Canara Bank’s second quarter performance and outlook suggest a solid foundation for future growth, driven by improved asset quality and effective cost management, according to analyst. The bank reported a standalone profit after tax (PAT) of Rs 40 billion for the second quarter of FY25, marking an 11.3% year-on-year increase and surpassing expectations by 6%. This growth can be attributed to controlled operating expenses, which are expected to continue benefiting the bank’s bottom line, said a report by Motilal Oswal Financial Services.
The bank’s net interest income (NII) rose 4.6% year-on-year to Rs 93.2 billion, in line with expectations. Although the net interest margin (NIM) moderated slightly to 2.86%, the overall loan book grew impressively by 10.3% year-on-year to INR 9.8 trillion, indicating robust demand particularly in the retail segment. Management’s guidance of 11% credit growth for FY25 reflects confidence in sustaining this upward trajectory.
Despite a modest deposit growth rate of 9.3% year-on-year, Canara Bank’s current account-savings account (CASA) ratio has improved to approximately 31.3%. This enhancement in deposit dynamics is crucial for maintaining liquidity and supporting further lending activities.
Canara Bank continues to enhance its asset quality, with gross non-performing assets (GNPA) and net non-performing assets (NNPA) ratios showing significant improvement. The GNPA ratio fell to 3.73%, while the NNPA ratio improved to 0.99%, supported by reduced slippages which decreased to Rs 23.4 billion in Q2 from Rs 33.4 billion in Q1. The bank’s provision coverage ratio (PCR) of 74.1% reflects a strong buffer against potential future losses.
Management focus
The bank Management has expressed confidence in achieving credit cost guidance of less than 1% for FY25, despite a slight increase in the Special Mention Accounts (SMA) book, which currently stands at 1.48%. The bank is actively managing its portfolio, particularly in the retail segment, which saw a 10.7% quarter-on-quarter growth in advances.
The introduction of new retail gold loan products has resonated well with customers, contributing to the growth of the gold loan book, which stands at INR 1.65 trillion. This strategic focus on the retail market, particularly in high-yield segments, positions Canara Bank to capture increased market share while mitigating risks associated with corporate lending.
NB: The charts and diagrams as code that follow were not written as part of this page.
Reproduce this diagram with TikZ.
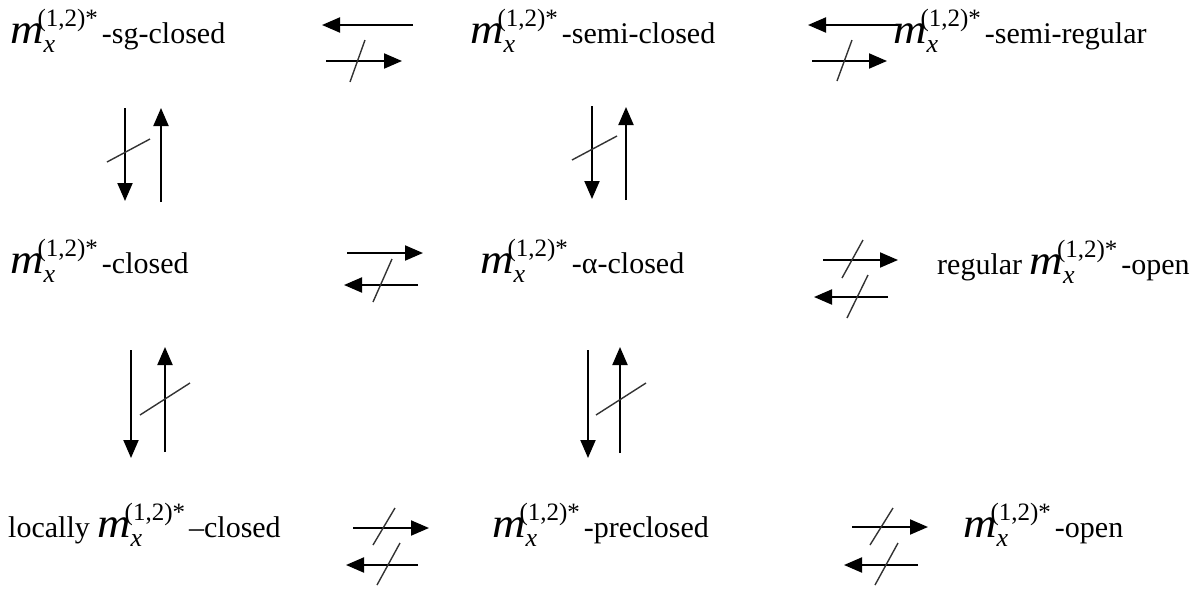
\documentclass[tikz,border=0pt]{standalone}
\usepackage{fontspec}
\setmainfont{Liberation Serif}
\usetikzlibrary{arrows.meta}
\newcommand\mxx{\scalebox{1.1}[1]{\fontsize{42}{42}\selectfont\itshape m}\hspace{-6pt}\rlap{\hspace{6pt}\raisebox{-9pt}{\fontsize{26}{26}\selectfont\itshape x}}\raisebox{17pt}{\fontsize{25}{25}\selectfont (1,2)*}\hspace{4pt}}
\begin{document}
\begin{tikzpicture}[x=1pt,y=-1pt,
  lbl/.style={anchor=base west, inner sep=0pt, font=\fontsize{30}{34}\selectfont},
  arr/.style={line width=2pt, -{Triangle[length=18pt,width=15pt]}},
  slash/.style={line width=1.4pt, black!80}]
\useasboundingbox (0,0) rectangle (1195,590);
% labels
\node[lbl] (n11) at (10,43) {\mxx-sg-closed};
\node[lbl] (n12) at (470,43) {\mxx-semi-closed};
\node[lbl] (n13) at (893,43) {\mxx-semi-regular};
\node[lbl] (n21) at (10,273) {\mxx-closed};
\node[lbl] (n22) at (480,273) {\mxx-α-closed};
\node[lbl] (n23) at (937,274) {regular \mxx-open};
\node[lbl] (n31) at (8,537) {locally \mxx–closed};
\node[lbl] (n32) at (492,537) {\mxx-preclosed};
\node[lbl] (n33) at (963,537) {\mxx-open};
% row 1 horizontal: col1-col2
\coordinate (a1s) at (413,25); \coordinate (a1e) at (322,25);
\coordinate (b1s) at (326,61); \coordinate (b1e) at (402,61);
\coordinate (s1a) at (350,82); \coordinate (s1b) at (365,40);
\draw[arr] (a1s) -- (a1e);
\draw[arr] (b1s) -- (b1e);
\draw[slash] (s1a) -- (s1b);
% row 1 horizontal: col2-col3
\coordinate (a2s) at (898,25); \coordinate (a2e) at (808,25);
\coordinate (b2s) at (812,61); \coordinate (b2e) at (887,61);
\coordinate (s2a) at (837,81); \coordinate (s2b) at (852,40);
\draw[arr] (a2s) -- (a2e);
\draw[arr] (b2s) -- (b2e);
\draw[slash] (s2a) -- (s2b);
% vertical col1 top
\coordinate (v1a) at (125,108); \coordinate (v1b) at (125,201);
\coordinate (v1c) at (161,202); \coordinate (v1d) at (161,108);
\coordinate (v1s) at (107,162); \coordinate (v1t) at (150,139);
\draw[arr] (v1a) -- (v1b);
\draw[arr] (v1c) -- (v1d);
\draw[slash] (v1s) -- (v1t);
% vertical col2 top
\coordinate (v2a) at (592,106); \coordinate (v2b) at (592,199);
\coordinate (v2c) at (626,200); \coordinate (v2d) at (626,107);
\coordinate (v2s) at (572,160); \coordinate (v2t) at (617,136);
\draw[arr] (v2a) -- (v2b);
\draw[arr] (v2c) -- (v2d);
\draw[slash] (v2s) -- (v2t);
% row 2 horizontal col1-col2
\coordinate (c1s) at (347,253); \coordinate (c1e) at (423,253);
\coordinate (d1s) at (418,285); \coordinate (d1e) at (344,285);
\coordinate (t1a) at (373,302); \coordinate (t1b) at (392,259);
\draw[arr] (c1s) -- (c1e);
\draw[arr] (d1s) -- (d1e);
\draw[slash] (t1a) -- (t1b);
% row 2 horizontal col2-col3
\coordinate (c2s) at (823,260); \coordinate (c2e) at (898,260);
\coordinate (u2a) at (842,278); \coordinate (u2b) at (863,240);
\coordinate (d2s) at (888,297); \coordinate (d2e) at (814,297);
\coordinate (t2a) at (847,318); \coordinate (t2b) at (868,275);
\draw[arr] (c2s) -- (c2e);
\draw[slash] (u2a) -- (u2b);
\draw[arr] (d2s) -- (d2e);
\draw[slash] (t2a) -- (t2b);
% vertical col1 bottom
\coordinate (w1a) at (131,350); \coordinate (w1b) at (131,458);
\coordinate (w1c) at (165,452); \coordinate (w1d) at (165,347);
\coordinate (w1s) at (140,415); \coordinate (w1t) at (190,383);
\draw[arr] (w1a) -- (w1b);
\draw[arr] (w1c) -- (w1d);
\draw[slash] (w1s) -- (w1t);
% vertical col2 bottom
\coordinate (w2a) at (588,350); \coordinate (w2b) at (588,458);
\coordinate (w2c) at (620,453); \coordinate (w2d) at (620,347);
\coordinate (w2s) at (596,415); \coordinate (w2t) at (646,383);
\draw[arr] (w2a) -- (w2b);
\draw[arr] (w2c) -- (w2d);
\draw[slash] (w2s) -- (w2t);
% row 3 horizontal col1-col2
\coordinate (e1s) at (353,528); \coordinate (e1e) at (429,528);
\coordinate (x1a) at (373,545); \coordinate (x1b) at (395,508);
\coordinate (f1s) at (418,565); \coordinate (f1e) at (346,565);
\coordinate (y1a) at (377,585); \coordinate (y1b) at (400,543);
\draw[arr] (e1s) -- (e1e);
\draw[slash] (x1a) -- (x1b);
\draw[arr] (f1s) -- (f1e);
\draw[slash] (y1a) -- (y1b);
% row 3 horizontal col2-col3
\coordinate (e2s) at (852,527); \coordinate (e2e) at (928,527);
\coordinate (x2a) at (870,545); \coordinate (x2b) at (893,508);
\coordinate (f2s) at (918,565); \coordinate (f2e) at (844,565);
\coordinate (y2a) at (875,585); \coordinate (y2b) at (898,543);
\draw[arr] (e2s) -- (e2e);
\draw[slash] (x2a) -- (x2b);
\draw[arr] (f2s) -- (f2e);
\draw[slash] (y2a) -- (y2b);
\end{tikzpicture}
\end{document}
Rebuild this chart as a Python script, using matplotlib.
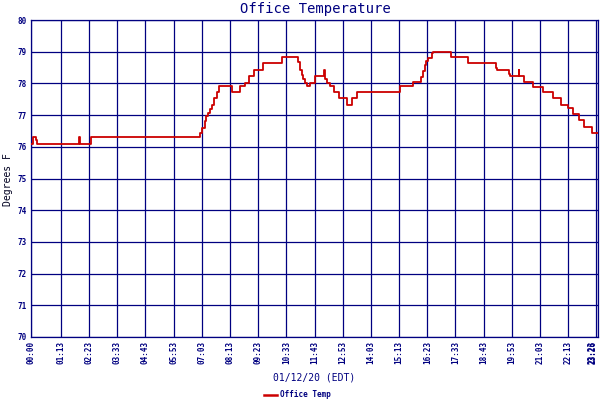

Analysts from Motilal Oswal Financial Services maintain a ‘Buy’ rating on Canara Bank with a target price of INR 125, reflecting an estimated upside of 20%. The projection is based on a price-to-book value of 1.1 times the estimated adjusted book value for FY26. The overall sentiment surrounding Canara Bank remains positive, driven by its strong fundamentals, consistent earnings growth, and proactive management strategies.